__PROBLEM DESCRIPTION__: Copy exactly the lines from the start of the material through the line with "v in y_ticks]". Pictures stay out of the copy.

__SOURCE MATERIAL__:
□ □ □ □ □ □ □
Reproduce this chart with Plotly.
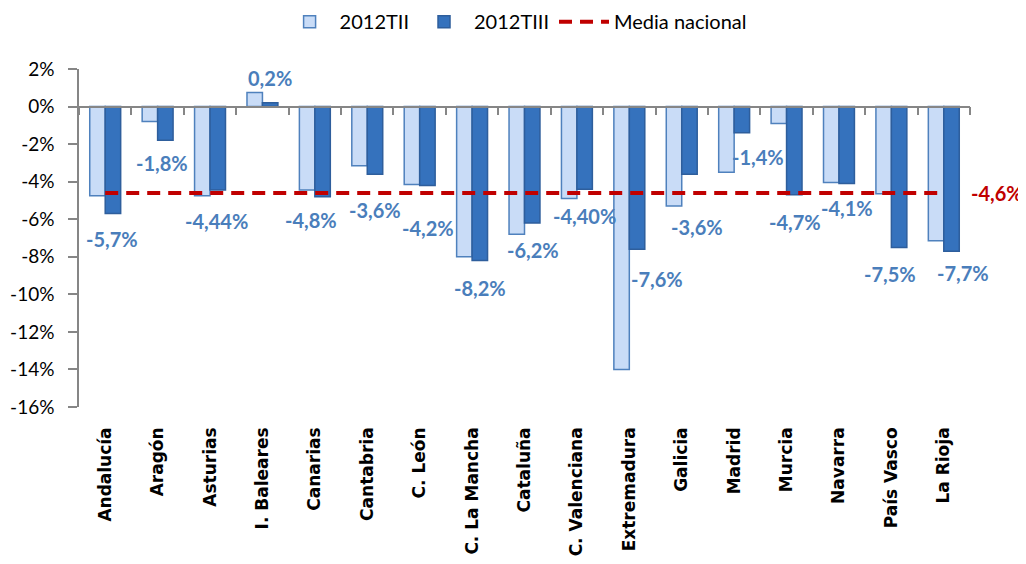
import plotly.graph_objects as go

# ---------------- data ----------------
regions = ["Andalucía", "Aragón", "Asturias", "I. Baleares", "Canarias", "Cantabria",
           "C. León", "C. La Mancha", "Cataluña", "C. Valenciana", "Extremadura",
           "Galicia", "Madrid", "Murcia", "Navarra", "País Vasco", "La Rioja"]
t2012_ii = [-4.75, -0.8, -4.75, 0.75, -4.45, -3.15, -4.15, -8.0, -6.8, -4.9, -14.0,
            -5.3, -3.5, -0.9, -4.05, -4.65, -7.15]
t2012_iii = [-5.7, -1.8, -4.44, 0.2, -4.8, -3.6, -4.2, -8.2, -6.2, -4.40, -7.6,
             -3.6, -1.4, -4.7, -4.1, -7.5, -7.7]
t2012_iii_labels = ["-5,7%", "-1,8%", "-4,44%", "0,2%", "-4,8%", "-3,6%", "-4,2%", "-8,2%",
                    "-6,2%", "-4,40%", "-7,6%", "-3,6%", "-1,4%", "-4,7%", "-4,1%",
                    "-7,5%", "-7,7%"]
media_nacional = -4.6
media_label = "-4,6%"
y_ticks = list(range(2, -17, -2))
y_tick_labels = [f"{v}%" for v in y_ticks]

# ---------------- styles ----------------
MAIN = "Lato, Open Sans, sans-serif"
CAT_FONT = "DejaVu Sans, Verdana, sans-serif"
AXIS_GREY = "#868686"
LABEL_BLUE = "#4a7ebb"
RED = "#c00000"
# label placement tweaks (pixels) mimicking the manual placement in the original
LABEL_NUDGE = {"Andalucía": (-1, 2), "Aragón": (-4, 4), "Asturias": (-2, -4),
               "Canarias": (-12, 4), "Cantabria": (0, -9), "C. León": (0, -16),
               "Extremadura": (20, -3), "Galicia": (7, -26), "Madrid": (16, 3),
               "Navarra": (0, 3), "País Vasco": (-9, 0), "La Rioja": (11, 5)}

fig = go.Figure()
fig.add_bar(x=regions, y=t2012_ii, name="2012TII",
            marker=dict(color="#c9dcf7", line=dict(color="#4f81bd", width=1.5)))
fig.add_bar(x=regions, y=t2012_iii, name="2012TIII",
            marker=dict(color="#3572bd", line=dict(color="#2e5e9c", width=1.5)))
fig.add_scatter(x=regions, y=[media_nacional] * len(regions), mode="lines",
                name="Media nacional",
                line=dict(color=RED, width=4, dash="13px,8px"))
# invisible helper trace to carry the category labels on the bottom axis
fig.add_scatter(x=regions, y=[0] * len(regions), xaxis="x2", mode="markers",
                marker=dict(opacity=0), showlegend=False, hoverinfo="skip")

annotations = []
for r, v, lab in zip(regions, t2012_iii, t2012_iii_labels):
    dx, dy = LABEL_NUDGE.get(r, (0, 0))
    annotations.append(dict(
        x=r, xref="x", y=v, yref="y", text=lab, showarrow=False,
        xshift=8 + dx, yshift=(-27 if v < 0 else 25) + dy,
        xanchor="center", yanchor="middle",
        font=dict(family=MAIN, size=20, color=LABEL_BLUE, weight="bold")))
annotations.append(dict(
    x=regions[-1], xref="x", y=media_nacional, yref="y", text=media_label,
    showarrow=False, xshift=25, xanchor="left", yanchor="middle",
    font=dict(family=MAIN, size=20, color=RED, weight="bold")))

yr = [y_ticks[-1], y_ticks[0]]
fig.update_layout(
    width=1026, height=564,
    margin=dict(l=71, r=64, t=61, b=165, autoexpand=False),
    paper_bgcolor="white", plot_bgcolor="white",
    barmode="group", bargap=0.41, bargroupgap=0,
    font=dict(family=MAIN, size=19, color="#000000"),
    showlegend=True,
    legend=dict(orientation="h", x=0.49, xanchor="center", y=1.14, yanchor="middle",
                font=dict(family=MAIN, size=20, color="#000000"),
                traceorder="normal", itemwidth=50),
    xaxis=dict(type="category", categoryorder="array", categoryarray=regions,
               range=[-0.5, len(regions) - 0.5],
               anchor="free", position=(0 - yr[0]) / (yr[1] - yr[0]),
               showline=True, linecolor=AXIS_GREY, linewidth=1.5,
               ticks="outside", tickson="boundaries", ticklen=8,
               tickcolor=AXIS_GREY, tickwidth=1.5,
               showticklabels=False, showgrid=False, zeroline=False),
    xaxis2=dict(type="category", categoryorder="array", categoryarray=regions,
                range=[-0.5, len(regions) - 0.5], overlaying="x", anchor="y",
                side="bottom", showline=False, ticks="", showgrid=False,
                zeroline=False, tickangle=-90, automargin=False,
                ticklabelstandoff=16,
                tickfont=dict(family=CAT_FONT, size=17, color="#000000",
                              weight="bold")),
    yaxis=dict(range=yr, tickvals=y_ticks, ticktext=y_tick_labels,
               showline=True, linecolor=AXIS_GREY, linewidth=1.5,
               ticks="outside", ticklen=9, tickcolor=AXIS_GREY, tickwidth=1.5,
               showgrid=False, zeroline=False, ticklabelstandoff=10,
               automargin=False,
               tickfont=dict(family=MAIN, size=19, color="#000000")),
    annotations=annotations,
    hovermode=False,
)

fig.write_html("out.html")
□ □ □ □ □ □ □
__RESPONSE TO THE TASK__:
Reproduce this chart with Plotly.
import plotly.graph_objects as go

# ---------------- data ----------------
regions = ["Andalucía", "Aragón", "Asturias", "I. Baleares", "Canarias", "Cantabria",
           "C. León", "C. La Mancha", "Cataluña", "C. Valenciana", "Extremadura",
           "Galicia", "Madrid", "Murcia", "Navarra", "País Vasco", "La Rioja"]
t2012_ii = [-4.75, -0.8, -4.75, 0.75, -4.45, -3.15, -4.15, -8.0, -6.8, -4.9, -14.0,
            -5.3, -3.5, -0.9, -4.05, -4.65, -7.15]
t2012_iii = [-5.7, -1.8, -4.44, 0.2, -4.8, -3.6, -4.2, -8.2, -6.2, -4.40, -7.6,
             -3.6, -1.4, -4.7, -4.1, -7.5, -7.7]
t2012_iii_labels = ["-5,7%", "-1,8%", "-4,44%", "0,2%", "-4,8%", "-3,6%", "-4,2%", "-8,2%",
                    "-6,2%", "-4,40%", "-7,6%", "-3,6%", "-1,4%", "-4,7%", "-4,1%",
                    "-7,5%", "-7,7%"]
media_nacional = -4.6
media_label = "-4,6%"
y_ticks = list(range(2, -17, -2))
y_tick_labels = [f"{v}%" for v in y_ticks]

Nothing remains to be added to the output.